§ **TASK**:
Extract and list every line that contains the word "with".
— Begin EXTRACTED RECORDS —
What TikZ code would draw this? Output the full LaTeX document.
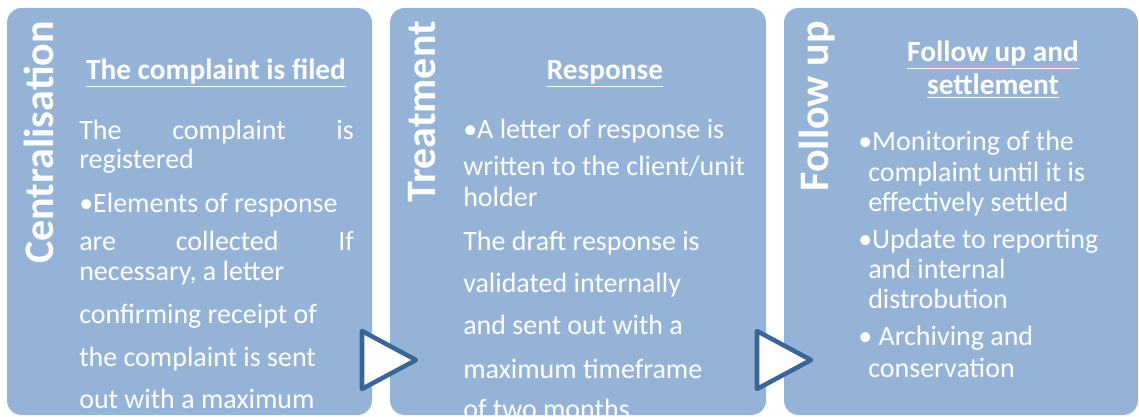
\documentclass[tikz,border=0pt]{standalone}
\usepackage{fontspec}
\setmainfont{Carlito}
\usetikzlibrary{positioning}
\definecolor{boxblue}{HTML}{95B3D7}
\definecolor{arrowblue}{HTML}{3A6597}
\tikzstyle{stagebox}=[fill=boxblue, rounded corners=11pt]
\tikzstyle{stagetitle}=[rotate=90, anchor=base east, inner sep=0pt, text=white, font=\fontsize{31.5}{32}\selectfont\bfseries]
\tikzstyle{heading}=[anchor=base, inner sep=0pt, text=white, font=\fontsize{22}{24}\selectfont\bfseries]
\tikzstyle{bodyline}=[anchor=base west, inner sep=0pt, text=white, font=\fontsize{21}{23}\selectfont]
\tikzstyle{chevron}=[draw=arrowblue, line width=3.4pt, fill=white, line join=round]

\begin{document}
\begin{tikzpicture}[x=0.75pt, y=-0.75pt]
    \useasboundingbox (0,0) rectangle (1139,417);

    % the three stages
    \foreach \x/\w in {7/365, 390/376, 784/354}
        \path[stagebox] (\x,8) rectangle +(\w,407);

    \foreach \x/\name/\txt in {53/central/Centralisation, 435/treat/Treatment, 828/follow/Follow up}
        \node[stagetitle] (\name) at (\x,21) {\txt};

    \node[heading] (filed) at (216,80) {\underline{The complaint is filed}};
    \node[heading] (resp) at (605,80) {\underline{Response}};
    \node[heading] (settleA) at (993,62) {\underline{Follow up and}};
    \node[heading] (settleB) at (993,95) {\underline{settlement}};

    % centralisation text
    \foreach \y/\txt [count=\i] in {140/{\makebox[206pt][s]{The complaint is}}, 169/registered,
            213/{•Elements of response}, 250/{\makebox[206pt][s]{are collected If}},
            281/{necessary, a letter}, 323/{confirming receipt of},
            366/{the complaint is sent}, 408/{out with a maximum}}
        \node[bodyline] (c\i) at (79,\y) {\txt};

    % treatment text
    \foreach \y/\txt [count=\i] in {139/{•A letter of response is}, 176/{written to the client/unit},
            207/holder, 250/{The draft response is}, 292/{validated internally},
            334/{and sent out with a}, 378/{maximum timeframe}, 418/{of two months}}
        \node[bodyline] (t\i) at (463,\y) {\txt};

    % follow up text
    \foreach \x/\y/\txt [count=\i] in {858/151/{•Monitoring of the}, 868/182/{complaint until it is},
            868/212/{effectively settled}, 858/248/{•Update to reporting},
            868/278/{and internal}, 868/308/distrobution,
            858/345/{• Archiving and}, 868/377/conservation}
        \node[bodyline] (f\i) at (\x,\y) {\txt};

    % arrows between the stages
    \foreach \x in {362, 757}
        \draw[chevron] (\x,331) -- ++(54,29) -- ++(-54,29) -- cycle;

\end{tikzpicture}
\end{document}
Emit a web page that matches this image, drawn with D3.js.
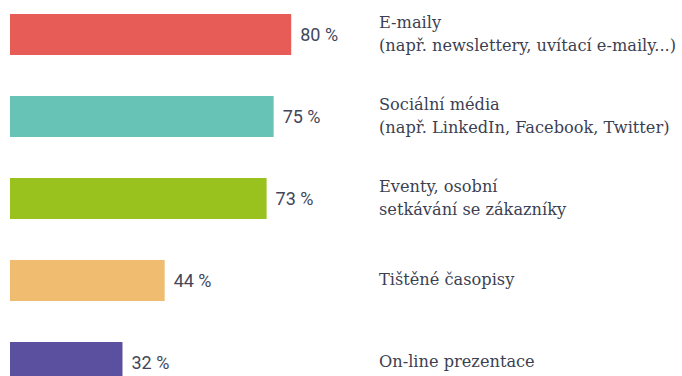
<!DOCTYPE html>
<html>
<head>
<meta charset="utf-8">
<script src="https://cdn.jsdelivr.net/npm/d3@7"></script>
<style>
  html, body { margin: 0; padding: 0; background: #fff; }
  svg { display: block; }
</style>
</head>
<body>
<svg id="chart" width="682" height="376"></svg>
<script>
const categories = ["email", "social", "events", "print", "web"];
const values = [80, 75, 73, 44, 32];
const labelLines = [
  ["E-maily", "(např. newslettery, uvítací e-maily...)"],
  ["Sociální média", "(např. LinkedIn, Facebook, Twitter)"],
  ["Eventy, osobní", "setkávání se zákazníky"],
  ["Tištěné časopisy"],
  ["On-line prezentace"]
];
const colors = ["#e85c58", "#67c3b5", "#9ac21f", "#efbc70", "#5b50a0"];

const width = 682;
const height = 376;
const svg = d3.select("#chart");

let x = d3.scaleLinear().domain([0, 100]).range([10, 361.5]);

let y = d3
  .scaleBand()
  .domain(categories)
  .range([-6.5, 403.5])
  .paddingInner(0.5)
  .paddingOuter(0.25);

let bars = svg.append("g");

bars
  .selectAll("rect")
  .data(categories)
  .enter()
  .append("rect")
  .attr("x", x(0))
  .attr("y", (d) => y(d))
  .attr("width", (d, i) => x(values[i]) - x(0))
  .attr("height", y.bandwidth())
  .attr("fill", (d, i) => colors[i]);

// value labels
svg
  .append("g")
  .selectAll("text")
  .data(categories)
  .enter()
  .append("text")
  .attr("x", (d, i) => x(values[i]) + 9)
  .attr("y", (d) => y(d) + y.bandwidth() / 2)
  .attr("dy", "0.35em")
  .attr("font-family", "Roboto, 'Open Sans', sans-serif")
  .attr("font-size", 18)
  .attr("fill", "#43465a")
  .text((d, i) => values[i] + " %");

// category labels
let lineH = 23;
let cats = svg
  .append("g")
  .selectAll("text")
  .data(categories)
  .enter()
  .append("text")
  .attr("font-family", "'DejaVu Serif', serif")
  .attr("font-size", 16.2)
  .attr("fill", "#3c3f52");

cats
  .selectAll("tspan")
  .data((d, i) =>
    labelLines[i].map((t, j) => ({
      t: t,
      yy: y(d) + y.bandwidth() / 2 + (j - (labelLines[i].length - 1) / 2) * lineH
    }))
  )
  .enter()
  .append("tspan")
  .attr("x", 379)
  .attr("y", (d) => d.yy)
  .attr("dy", "0.3em")
  .text((d) => d.t);
</script>
</body>
</html>
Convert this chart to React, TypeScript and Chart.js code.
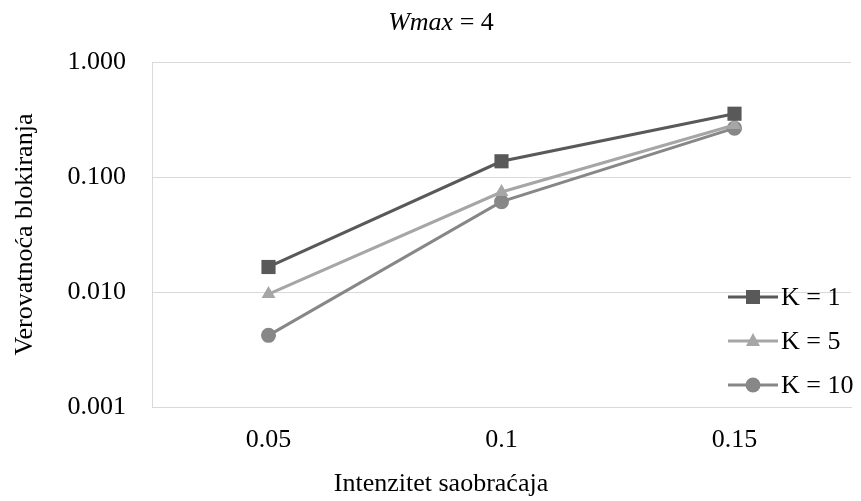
import React, { useEffect, useRef } from "react";
import { Chart, registerables } from "chart.js";

Chart.register(...registerables);

const categories = ["0.05", "0.1", "0.15"];
const seriesK1 = [0.0165, 0.137, 0.355];
const seriesK5 = [0.0096, 0.074, 0.283];
const seriesK10 = [0.0042, 0.061, 0.266];
const seriesLabels = ["K = 1", "K = 5", "K = 10"];
const yTickValues = [0.001, 0.01, 0.1, 1];
const titleItalic = "Wmax";
const titleRest = " = 4";
const xTitle = "Intenzitet saobraćaja";
const yTitle = "Verovatnoća blokiranja";

const FONT = "'Liberation Serif', 'Times New Roman', serif";
const FS = 26;
const colors = ["#595959", "#a6a6a6", "#878787"];
const shapes = ["rect", "triangle", "circle"];

function drawMarker(ctx: CanvasRenderingContext2D, shape: string, x: number, y: number, color: string) {
  ctx.save();
  ctx.fillStyle = color;
  ctx.beginPath();
  if (shape === "rect") {
    ctx.rect(x - 7, y - 7, 14, 14);
  } else if (shape === "triangle") {
    ctx.moveTo(x, y - 8);
    ctx.lineTo(x + 7, y + 5);
    ctx.lineTo(x - 7, y + 5);
    ctx.closePath();
  } else {
    ctx.arc(x, y, 7.5, 0, Math.PI * 2);
  }
  ctx.fill();
  ctx.restore();
}

const textPlugin = {
  id: "textPlugin",
  afterDraw(chart: any) {
    const ctx: CanvasRenderingContext2D = chart.ctx;
    ctx.save();
    ctx.fillStyle = "#000";
    ctx.textBaseline = "middle";
    // title
    ctx.font = `italic ${FS}px ${FONT}`;
    const w1 = ctx.measureText(titleItalic).width;
    ctx.font = `${FS}px ${FONT}`;
    const w2 = ctx.measureText(titleRest).width;
    const cx = 441;
    const x0 = cx - (w1 + w2) / 2;
    ctx.textAlign = "left";
    ctx.font = `italic ${FS}px ${FONT}`;
    ctx.fillText(titleItalic, x0, 23);
    ctx.font = `${FS}px ${FONT}`;
    ctx.fillText(titleRest, x0 + w1, 23);
    // x title
    ctx.textAlign = "center";
    ctx.fillText(xTitle, 441, 484);
    // legend
    const ys = [297, 341, 385];
    seriesLabels.forEach((lab, i) => {
      const y = ys[i];
      ctx.strokeStyle = colors[i];
      ctx.lineWidth = 3;
      ctx.beginPath();
      ctx.moveTo(728, y);
      ctx.lineTo(778, y);
      ctx.stroke();
      drawMarker(ctx, shapes[i], 753, y, colors[i]);
      ctx.fillStyle = "#000";
      ctx.textAlign = "left";
      ctx.fillText(lab, 781, y + 1);
    });
    ctx.restore();
  },
};

export default function App() {
  const ref = useRef<HTMLCanvasElement | null>(null);
  useEffect(() => {
    if (!ref.current) return;
    const data = [seriesK1, seriesK5, seriesK10];
    const chart = new Chart(ref.current, {
      type: "line",
      data: {
        labels: categories,
        datasets: data.map((d, i) => ({
          label: seriesLabels[i],
          data: d,
          borderColor: colors[i],
          backgroundColor: colors[i],
          borderWidth: 3,
          pointStyle: shapes[i] as any,
          pointRadius: i === 0 ? 10 : i === 1 ? 8 : 7.5,
          pointBorderWidth: 0,
          pointHoverRadius: 8,
          tension: 0,
          fill: false,
        })),
      },
      options: {
        animation: false,
        responsive: true,
        maintainAspectRatio: false,
        layout: { padding: { top: 62, right: 1, left: 0, bottom: 0 } },
        plugins: {
          legend: { display: false },
          title: { display: false },
          tooltip: { enabled: false },
        },
        scales: {
          x: {
            offset: true,
            grid: { display: false, drawTicks: false },
            border: { display: true, color: "#d9d9d9" },
            ticks: { color: "#000", font: { family: FONT, size: FS }, padding: 18, maxRotation: 0 },
            afterFit: (s: any) => {
              s.height = 94;
            },
          },
          y: {
            type: "logarithmic",
            min: 0.001,
            max: 1,
            grid: { color: "#d9d9d9", lineWidth: 1, drawTicks: false },
            border: { display: true, color: "#d9d9d9" },
            afterBuildTicks: (s: any) => {
              s.ticks = yTickValues.map((v) => ({ value: v }));
            },
            ticks: {
              color: "#000",
              font: { family: FONT, size: FS },
              padding: 26,
              callback: (v: any) => Number(v).toFixed(3),
            },
            title: {
              display: true,
              text: yTitle,
              color: "#000",
              font: { family: FONT, size: FS },
              padding: { top: 10, bottom: 0 },
            },
            afterFit: (s: any) => {
              s.width = 152;
            },
          },
        },
      },
      plugins: [textPlugin],
    });
    return () => chart.destroy();
  }, []);
  return (
    <div style={{ position: "absolute", left: 0, top: 0, width: 861, height: 501, background: "#fff" }}>
      <canvas ref={ref} />
    </div>
  );
}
— End EXTRACTED RECORDS —
§ **RESPONSE BELOW**:
            366/{the complaint is sent}, 408/{out with a maximum}}
            334/{and sent out with a}, 378/{maximum timeframe}, 418/{of two months}}
Emit a web page that matches this image, drawn with D3.js.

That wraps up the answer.